• [STATED EXERCISE]:
In the listing below, locate the lines that hold "with" and copy them.

★ ★ ★ ★

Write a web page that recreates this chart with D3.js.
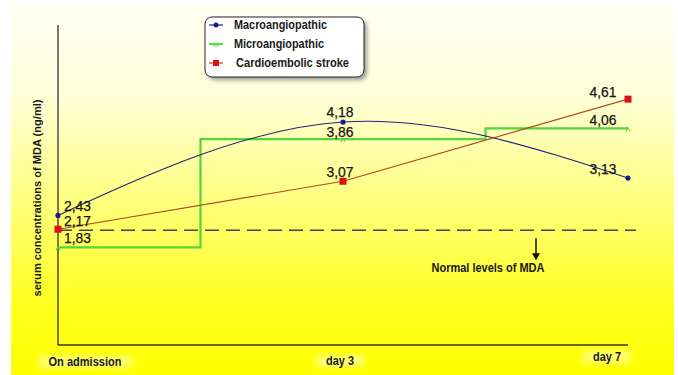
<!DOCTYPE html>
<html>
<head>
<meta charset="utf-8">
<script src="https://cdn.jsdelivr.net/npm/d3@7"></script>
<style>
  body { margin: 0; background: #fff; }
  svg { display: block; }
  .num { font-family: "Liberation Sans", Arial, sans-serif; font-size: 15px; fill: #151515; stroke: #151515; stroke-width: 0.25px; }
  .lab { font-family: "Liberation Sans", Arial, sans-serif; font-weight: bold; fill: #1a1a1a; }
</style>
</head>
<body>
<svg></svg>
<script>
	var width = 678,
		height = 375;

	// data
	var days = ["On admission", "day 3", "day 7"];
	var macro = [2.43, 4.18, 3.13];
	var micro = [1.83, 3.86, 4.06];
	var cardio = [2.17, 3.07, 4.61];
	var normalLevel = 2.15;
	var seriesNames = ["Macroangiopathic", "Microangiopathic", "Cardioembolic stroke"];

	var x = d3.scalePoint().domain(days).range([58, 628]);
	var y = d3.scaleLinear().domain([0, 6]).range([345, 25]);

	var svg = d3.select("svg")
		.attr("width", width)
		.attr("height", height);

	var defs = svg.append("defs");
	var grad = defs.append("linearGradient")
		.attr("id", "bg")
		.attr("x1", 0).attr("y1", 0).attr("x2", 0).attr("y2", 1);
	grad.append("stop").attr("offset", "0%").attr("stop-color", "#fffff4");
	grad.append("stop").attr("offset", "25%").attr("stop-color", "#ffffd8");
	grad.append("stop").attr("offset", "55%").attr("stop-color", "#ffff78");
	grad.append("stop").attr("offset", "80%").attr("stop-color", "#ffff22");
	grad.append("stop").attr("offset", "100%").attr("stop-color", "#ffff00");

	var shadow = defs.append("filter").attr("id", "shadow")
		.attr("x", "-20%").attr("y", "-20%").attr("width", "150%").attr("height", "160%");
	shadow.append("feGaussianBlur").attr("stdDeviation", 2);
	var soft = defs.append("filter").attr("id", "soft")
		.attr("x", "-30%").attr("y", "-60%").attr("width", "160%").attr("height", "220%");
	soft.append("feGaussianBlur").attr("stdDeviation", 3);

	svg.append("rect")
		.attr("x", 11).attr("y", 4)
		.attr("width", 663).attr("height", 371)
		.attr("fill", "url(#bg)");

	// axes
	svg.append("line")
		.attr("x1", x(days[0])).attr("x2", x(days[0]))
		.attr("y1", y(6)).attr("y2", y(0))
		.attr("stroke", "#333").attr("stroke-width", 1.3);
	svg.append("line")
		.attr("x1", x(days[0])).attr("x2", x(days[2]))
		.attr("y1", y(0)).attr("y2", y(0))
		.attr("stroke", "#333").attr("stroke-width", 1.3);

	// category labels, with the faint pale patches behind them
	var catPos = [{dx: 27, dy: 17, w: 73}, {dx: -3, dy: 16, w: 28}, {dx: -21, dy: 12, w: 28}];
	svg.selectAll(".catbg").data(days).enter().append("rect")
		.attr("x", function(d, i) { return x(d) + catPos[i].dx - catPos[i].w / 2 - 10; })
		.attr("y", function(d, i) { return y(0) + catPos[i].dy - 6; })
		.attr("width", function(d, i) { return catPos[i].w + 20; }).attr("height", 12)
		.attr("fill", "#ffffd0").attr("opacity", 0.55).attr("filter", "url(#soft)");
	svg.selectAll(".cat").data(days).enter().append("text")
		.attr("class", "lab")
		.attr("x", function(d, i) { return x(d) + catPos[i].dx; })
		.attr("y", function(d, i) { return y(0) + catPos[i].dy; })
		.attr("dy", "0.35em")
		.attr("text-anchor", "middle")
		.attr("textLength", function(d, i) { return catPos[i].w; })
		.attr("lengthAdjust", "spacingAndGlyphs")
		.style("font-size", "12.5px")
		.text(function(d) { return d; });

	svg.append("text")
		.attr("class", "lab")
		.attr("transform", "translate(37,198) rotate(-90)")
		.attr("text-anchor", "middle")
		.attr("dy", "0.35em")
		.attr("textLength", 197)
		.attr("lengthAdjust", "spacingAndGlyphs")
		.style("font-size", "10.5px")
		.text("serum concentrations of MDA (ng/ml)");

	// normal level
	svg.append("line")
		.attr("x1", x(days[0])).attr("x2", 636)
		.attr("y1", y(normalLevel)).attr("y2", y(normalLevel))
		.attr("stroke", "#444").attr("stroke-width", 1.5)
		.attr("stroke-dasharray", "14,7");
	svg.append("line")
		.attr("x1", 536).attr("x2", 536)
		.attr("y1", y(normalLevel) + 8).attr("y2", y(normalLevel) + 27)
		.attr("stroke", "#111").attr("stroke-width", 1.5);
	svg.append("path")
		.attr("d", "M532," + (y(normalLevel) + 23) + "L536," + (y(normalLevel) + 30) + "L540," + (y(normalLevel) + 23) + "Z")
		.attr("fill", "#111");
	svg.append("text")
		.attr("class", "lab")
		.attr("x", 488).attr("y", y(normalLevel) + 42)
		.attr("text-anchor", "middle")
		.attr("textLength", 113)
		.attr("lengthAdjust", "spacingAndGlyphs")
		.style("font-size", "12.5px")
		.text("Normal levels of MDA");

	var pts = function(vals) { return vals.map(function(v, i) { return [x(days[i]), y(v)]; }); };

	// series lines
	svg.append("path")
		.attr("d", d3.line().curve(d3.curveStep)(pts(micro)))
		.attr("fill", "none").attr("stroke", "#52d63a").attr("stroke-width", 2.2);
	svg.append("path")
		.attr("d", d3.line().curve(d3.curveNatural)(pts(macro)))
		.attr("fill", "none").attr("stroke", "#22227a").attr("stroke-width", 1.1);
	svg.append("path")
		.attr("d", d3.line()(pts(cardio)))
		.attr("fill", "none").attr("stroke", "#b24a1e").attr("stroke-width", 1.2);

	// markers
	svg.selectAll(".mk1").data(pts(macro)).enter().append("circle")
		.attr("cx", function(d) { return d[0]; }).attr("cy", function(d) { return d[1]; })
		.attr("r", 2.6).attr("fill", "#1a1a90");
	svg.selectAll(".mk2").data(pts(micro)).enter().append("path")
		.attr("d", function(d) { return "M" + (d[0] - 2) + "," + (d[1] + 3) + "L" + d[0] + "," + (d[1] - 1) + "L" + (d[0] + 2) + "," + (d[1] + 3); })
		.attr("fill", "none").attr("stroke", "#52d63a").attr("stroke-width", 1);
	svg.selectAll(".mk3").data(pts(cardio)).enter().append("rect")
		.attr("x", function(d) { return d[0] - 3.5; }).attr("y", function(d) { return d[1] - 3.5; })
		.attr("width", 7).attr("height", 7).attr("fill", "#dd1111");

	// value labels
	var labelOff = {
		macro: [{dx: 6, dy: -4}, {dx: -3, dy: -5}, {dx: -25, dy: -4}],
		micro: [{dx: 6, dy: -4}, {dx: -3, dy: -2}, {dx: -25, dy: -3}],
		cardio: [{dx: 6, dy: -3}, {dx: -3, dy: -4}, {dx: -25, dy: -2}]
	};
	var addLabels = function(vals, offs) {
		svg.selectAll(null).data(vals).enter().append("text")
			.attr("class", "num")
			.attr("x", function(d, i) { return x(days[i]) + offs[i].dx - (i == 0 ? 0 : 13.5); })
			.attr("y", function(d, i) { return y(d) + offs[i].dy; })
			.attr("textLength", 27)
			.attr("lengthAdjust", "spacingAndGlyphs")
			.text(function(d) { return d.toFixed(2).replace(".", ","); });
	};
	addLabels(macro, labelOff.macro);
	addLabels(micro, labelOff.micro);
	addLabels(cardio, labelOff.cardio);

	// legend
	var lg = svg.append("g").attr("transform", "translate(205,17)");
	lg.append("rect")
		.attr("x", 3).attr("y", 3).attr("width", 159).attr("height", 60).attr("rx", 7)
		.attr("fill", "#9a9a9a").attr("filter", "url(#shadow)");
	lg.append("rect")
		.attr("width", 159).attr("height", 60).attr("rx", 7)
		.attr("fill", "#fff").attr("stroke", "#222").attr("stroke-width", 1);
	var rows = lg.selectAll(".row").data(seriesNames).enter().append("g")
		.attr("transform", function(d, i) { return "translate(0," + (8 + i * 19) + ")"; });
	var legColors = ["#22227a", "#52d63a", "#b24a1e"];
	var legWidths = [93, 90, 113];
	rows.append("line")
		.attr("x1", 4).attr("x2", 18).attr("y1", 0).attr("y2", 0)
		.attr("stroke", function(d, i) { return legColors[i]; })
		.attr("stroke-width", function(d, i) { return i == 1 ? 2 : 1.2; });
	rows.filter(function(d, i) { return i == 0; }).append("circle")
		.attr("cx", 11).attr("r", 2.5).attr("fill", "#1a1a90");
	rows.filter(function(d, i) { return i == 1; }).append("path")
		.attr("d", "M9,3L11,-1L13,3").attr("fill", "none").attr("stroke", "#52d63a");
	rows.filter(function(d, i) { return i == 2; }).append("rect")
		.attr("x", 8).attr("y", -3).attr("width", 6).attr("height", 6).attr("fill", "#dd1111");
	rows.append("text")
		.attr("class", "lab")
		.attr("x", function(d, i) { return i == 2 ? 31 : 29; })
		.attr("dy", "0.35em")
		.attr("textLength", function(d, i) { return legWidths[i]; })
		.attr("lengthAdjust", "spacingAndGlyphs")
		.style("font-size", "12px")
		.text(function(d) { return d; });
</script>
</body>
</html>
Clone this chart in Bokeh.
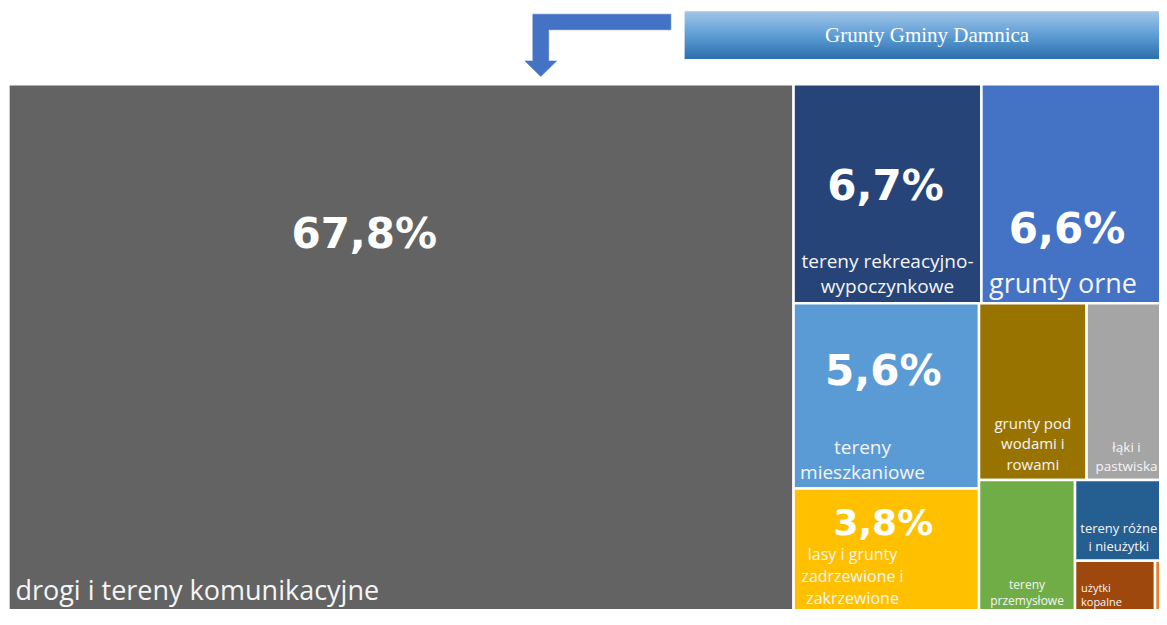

★ ★ ★ ★

• [COMPLETE RESPONSE]:
Write a web page that recreates this chart with D3.js.
	// category labels, with the faint pale patches behind them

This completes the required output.